[WRITTEN EXERCISE]
Transcribe every line from the top down to the line with "(n3) at (747.5,965)", both ends included, but not the pictures.

[DATA FOR THIS EXERCISE]
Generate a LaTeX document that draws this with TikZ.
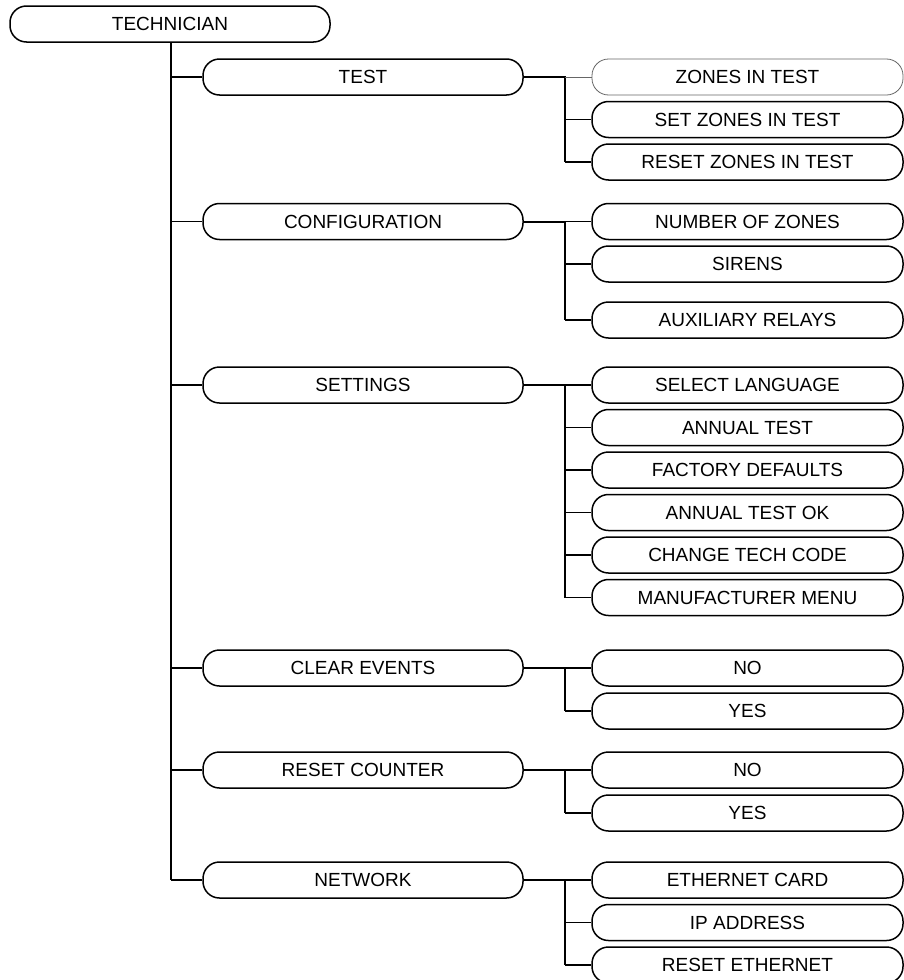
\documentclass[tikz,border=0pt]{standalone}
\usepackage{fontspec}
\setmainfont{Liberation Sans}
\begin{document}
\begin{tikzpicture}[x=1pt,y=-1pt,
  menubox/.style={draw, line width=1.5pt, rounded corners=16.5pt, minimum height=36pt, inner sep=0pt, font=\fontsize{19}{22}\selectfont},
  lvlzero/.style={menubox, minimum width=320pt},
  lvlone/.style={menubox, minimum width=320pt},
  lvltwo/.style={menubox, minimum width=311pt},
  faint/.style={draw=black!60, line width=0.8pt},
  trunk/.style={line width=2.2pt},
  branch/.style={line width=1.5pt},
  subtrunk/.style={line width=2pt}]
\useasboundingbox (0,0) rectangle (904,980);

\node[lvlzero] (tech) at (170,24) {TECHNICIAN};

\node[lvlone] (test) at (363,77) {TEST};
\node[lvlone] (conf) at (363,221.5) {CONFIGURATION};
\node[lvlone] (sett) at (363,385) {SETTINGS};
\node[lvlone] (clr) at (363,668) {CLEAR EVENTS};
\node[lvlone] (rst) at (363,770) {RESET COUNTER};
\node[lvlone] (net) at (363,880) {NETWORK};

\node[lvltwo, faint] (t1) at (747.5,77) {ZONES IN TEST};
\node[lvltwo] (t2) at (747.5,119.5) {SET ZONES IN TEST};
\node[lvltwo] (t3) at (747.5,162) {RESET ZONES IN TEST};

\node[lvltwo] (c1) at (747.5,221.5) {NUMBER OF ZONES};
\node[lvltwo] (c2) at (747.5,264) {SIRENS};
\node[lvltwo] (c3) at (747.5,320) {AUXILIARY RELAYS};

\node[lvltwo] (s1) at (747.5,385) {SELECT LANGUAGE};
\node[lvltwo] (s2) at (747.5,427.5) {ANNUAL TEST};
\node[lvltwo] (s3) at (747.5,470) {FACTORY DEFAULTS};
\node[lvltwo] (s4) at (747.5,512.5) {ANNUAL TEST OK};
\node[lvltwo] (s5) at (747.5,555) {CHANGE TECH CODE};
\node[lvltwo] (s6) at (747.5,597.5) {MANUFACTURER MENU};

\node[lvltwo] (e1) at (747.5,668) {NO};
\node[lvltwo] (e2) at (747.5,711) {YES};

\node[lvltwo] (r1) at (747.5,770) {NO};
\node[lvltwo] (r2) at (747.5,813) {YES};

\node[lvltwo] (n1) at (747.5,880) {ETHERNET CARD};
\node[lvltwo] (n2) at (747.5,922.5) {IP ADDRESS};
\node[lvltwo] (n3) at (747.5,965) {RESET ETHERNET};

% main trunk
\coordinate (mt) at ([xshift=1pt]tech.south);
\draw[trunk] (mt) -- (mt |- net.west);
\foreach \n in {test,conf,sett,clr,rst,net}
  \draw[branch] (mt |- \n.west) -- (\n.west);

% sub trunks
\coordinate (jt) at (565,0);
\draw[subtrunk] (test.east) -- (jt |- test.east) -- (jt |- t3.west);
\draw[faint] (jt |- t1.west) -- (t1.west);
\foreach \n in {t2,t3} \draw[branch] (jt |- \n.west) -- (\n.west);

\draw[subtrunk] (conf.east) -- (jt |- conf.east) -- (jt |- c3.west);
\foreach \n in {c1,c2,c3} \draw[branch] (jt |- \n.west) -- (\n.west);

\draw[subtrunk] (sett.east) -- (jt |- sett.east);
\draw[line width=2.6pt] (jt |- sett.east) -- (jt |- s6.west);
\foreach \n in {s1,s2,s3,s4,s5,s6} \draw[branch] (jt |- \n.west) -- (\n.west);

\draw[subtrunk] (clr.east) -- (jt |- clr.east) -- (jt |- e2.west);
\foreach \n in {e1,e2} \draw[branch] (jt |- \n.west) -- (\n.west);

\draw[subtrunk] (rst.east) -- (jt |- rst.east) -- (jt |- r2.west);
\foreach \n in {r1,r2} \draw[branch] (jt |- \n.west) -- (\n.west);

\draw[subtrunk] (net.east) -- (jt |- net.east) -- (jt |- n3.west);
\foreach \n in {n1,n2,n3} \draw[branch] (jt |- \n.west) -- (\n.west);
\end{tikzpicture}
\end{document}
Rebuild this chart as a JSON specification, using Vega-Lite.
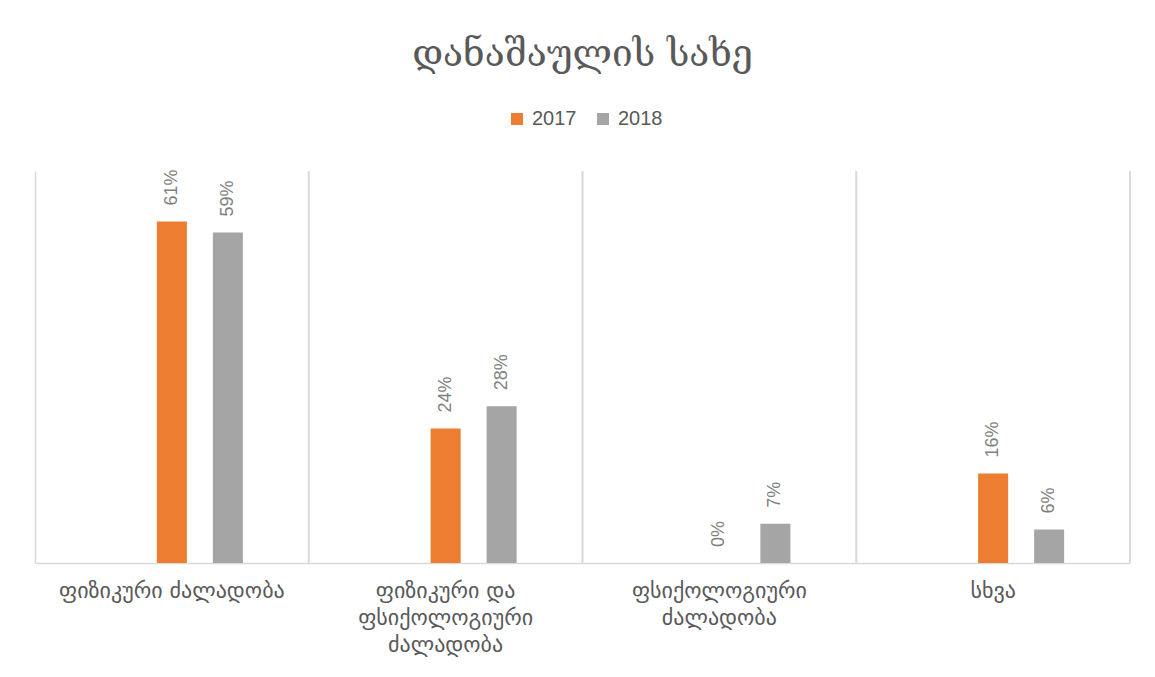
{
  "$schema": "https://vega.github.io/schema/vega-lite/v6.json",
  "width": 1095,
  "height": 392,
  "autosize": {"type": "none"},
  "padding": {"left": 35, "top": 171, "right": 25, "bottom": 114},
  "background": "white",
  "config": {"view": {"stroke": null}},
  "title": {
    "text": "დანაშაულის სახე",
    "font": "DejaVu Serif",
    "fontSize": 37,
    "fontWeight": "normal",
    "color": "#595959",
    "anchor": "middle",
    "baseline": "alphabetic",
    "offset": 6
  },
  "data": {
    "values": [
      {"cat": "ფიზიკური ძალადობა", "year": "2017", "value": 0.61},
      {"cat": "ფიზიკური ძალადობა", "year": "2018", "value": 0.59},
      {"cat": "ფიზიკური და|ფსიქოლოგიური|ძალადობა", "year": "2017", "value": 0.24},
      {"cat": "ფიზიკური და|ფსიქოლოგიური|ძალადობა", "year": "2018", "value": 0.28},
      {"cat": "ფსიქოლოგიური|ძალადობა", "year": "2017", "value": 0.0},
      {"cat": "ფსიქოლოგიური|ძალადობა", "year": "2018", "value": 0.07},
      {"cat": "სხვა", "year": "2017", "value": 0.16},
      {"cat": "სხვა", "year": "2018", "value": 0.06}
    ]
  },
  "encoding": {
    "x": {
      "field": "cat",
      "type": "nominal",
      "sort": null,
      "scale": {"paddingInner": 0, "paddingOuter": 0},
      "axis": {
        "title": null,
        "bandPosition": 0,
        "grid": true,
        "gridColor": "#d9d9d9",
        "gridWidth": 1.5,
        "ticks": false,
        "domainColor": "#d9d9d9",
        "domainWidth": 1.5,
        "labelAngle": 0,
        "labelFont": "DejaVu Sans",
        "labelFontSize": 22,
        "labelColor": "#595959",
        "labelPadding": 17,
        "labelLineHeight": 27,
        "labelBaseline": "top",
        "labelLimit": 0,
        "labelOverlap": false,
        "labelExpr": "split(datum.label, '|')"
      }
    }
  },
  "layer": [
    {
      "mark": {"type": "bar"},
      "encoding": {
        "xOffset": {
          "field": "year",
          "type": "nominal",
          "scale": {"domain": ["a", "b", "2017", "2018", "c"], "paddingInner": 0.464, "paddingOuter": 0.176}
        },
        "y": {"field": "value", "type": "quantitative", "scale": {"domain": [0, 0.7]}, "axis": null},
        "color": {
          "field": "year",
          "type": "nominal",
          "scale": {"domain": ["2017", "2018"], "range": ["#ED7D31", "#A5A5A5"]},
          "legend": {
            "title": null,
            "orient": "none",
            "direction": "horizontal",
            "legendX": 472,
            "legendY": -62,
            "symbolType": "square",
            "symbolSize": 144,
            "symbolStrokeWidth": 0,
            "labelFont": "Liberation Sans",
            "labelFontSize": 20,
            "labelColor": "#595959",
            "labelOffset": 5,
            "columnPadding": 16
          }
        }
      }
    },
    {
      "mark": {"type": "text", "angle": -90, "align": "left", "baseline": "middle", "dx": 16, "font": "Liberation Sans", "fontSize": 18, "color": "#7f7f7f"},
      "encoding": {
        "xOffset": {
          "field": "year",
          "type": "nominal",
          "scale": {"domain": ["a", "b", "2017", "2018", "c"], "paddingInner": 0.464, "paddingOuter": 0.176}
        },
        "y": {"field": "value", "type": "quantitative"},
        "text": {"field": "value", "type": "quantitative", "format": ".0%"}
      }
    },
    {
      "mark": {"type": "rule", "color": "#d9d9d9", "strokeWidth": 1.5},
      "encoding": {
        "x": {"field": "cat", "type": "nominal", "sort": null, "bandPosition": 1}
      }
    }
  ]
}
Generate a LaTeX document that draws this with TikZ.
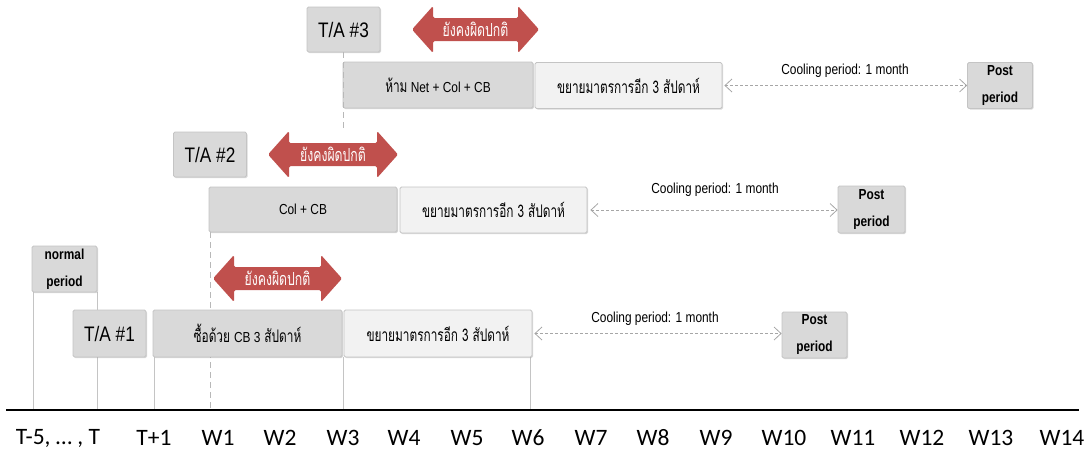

[RESULT OF THIS TASK]
Generate a LaTeX document that draws this with TikZ.
\documentclass[tikz,border=0pt]{standalone}
\usepackage{fontspec}
\setmainfont{Liberation Sans}
\begin{document}
\begin{tikzpicture}[x=1pt,y=-1pt,
  menubox/.style={draw, line width=1.5pt, rounded corners=16.5pt, minimum height=36pt, inner sep=0pt, font=\fontsize{19}{22}\selectfont},
  lvlzero/.style={menubox, minimum width=320pt},
  lvlone/.style={menubox, minimum width=320pt},
  lvltwo/.style={menubox, minimum width=311pt},
  faint/.style={draw=black!60, line width=0.8pt},
  trunk/.style={line width=2.2pt},
  branch/.style={line width=1.5pt},
  subtrunk/.style={line width=2pt}]
\useasboundingbox (0,0) rectangle (904,980);

\node[lvlzero] (tech) at (170,24) {TECHNICIAN};

\node[lvlone] (test) at (363,77) {TEST};
\node[lvlone] (conf) at (363,221.5) {CONFIGURATION};
\node[lvlone] (sett) at (363,385) {SETTINGS};
\node[lvlone] (clr) at (363,668) {CLEAR EVENTS};
\node[lvlone] (rst) at (363,770) {RESET COUNTER};
\node[lvlone] (net) at (363,880) {NETWORK};

\node[lvltwo, faint] (t1) at (747.5,77) {ZONES IN TEST};
\node[lvltwo] (t2) at (747.5,119.5) {SET ZONES IN TEST};
\node[lvltwo] (t3) at (747.5,162) {RESET ZONES IN TEST};

\node[lvltwo] (c1) at (747.5,221.5) {NUMBER OF ZONES};
\node[lvltwo] (c2) at (747.5,264) {SIRENS};
\node[lvltwo] (c3) at (747.5,320) {AUXILIARY RELAYS};

\node[lvltwo] (s1) at (747.5,385) {SELECT LANGUAGE};
\node[lvltwo] (s2) at (747.5,427.5) {ANNUAL TEST};
\node[lvltwo] (s3) at (747.5,470) {FACTORY DEFAULTS};
\node[lvltwo] (s4) at (747.5,512.5) {ANNUAL TEST OK};
\node[lvltwo] (s5) at (747.5,555) {CHANGE TECH CODE};
\node[lvltwo] (s6) at (747.5,597.5) {MANUFACTURER MENU};

\node[lvltwo] (e1) at (747.5,668) {NO};
\node[lvltwo] (e2) at (747.5,711) {YES};

\node[lvltwo] (r1) at (747.5,770) {NO};
\node[lvltwo] (r2) at (747.5,813) {YES};

\node[lvltwo] (n1) at (747.5,880) {ETHERNET CARD};
\node[lvltwo] (n2) at (747.5,922.5) {IP ADDRESS};
\node[lvltwo] (n3) at (747.5,965) {RESET ETHERNET};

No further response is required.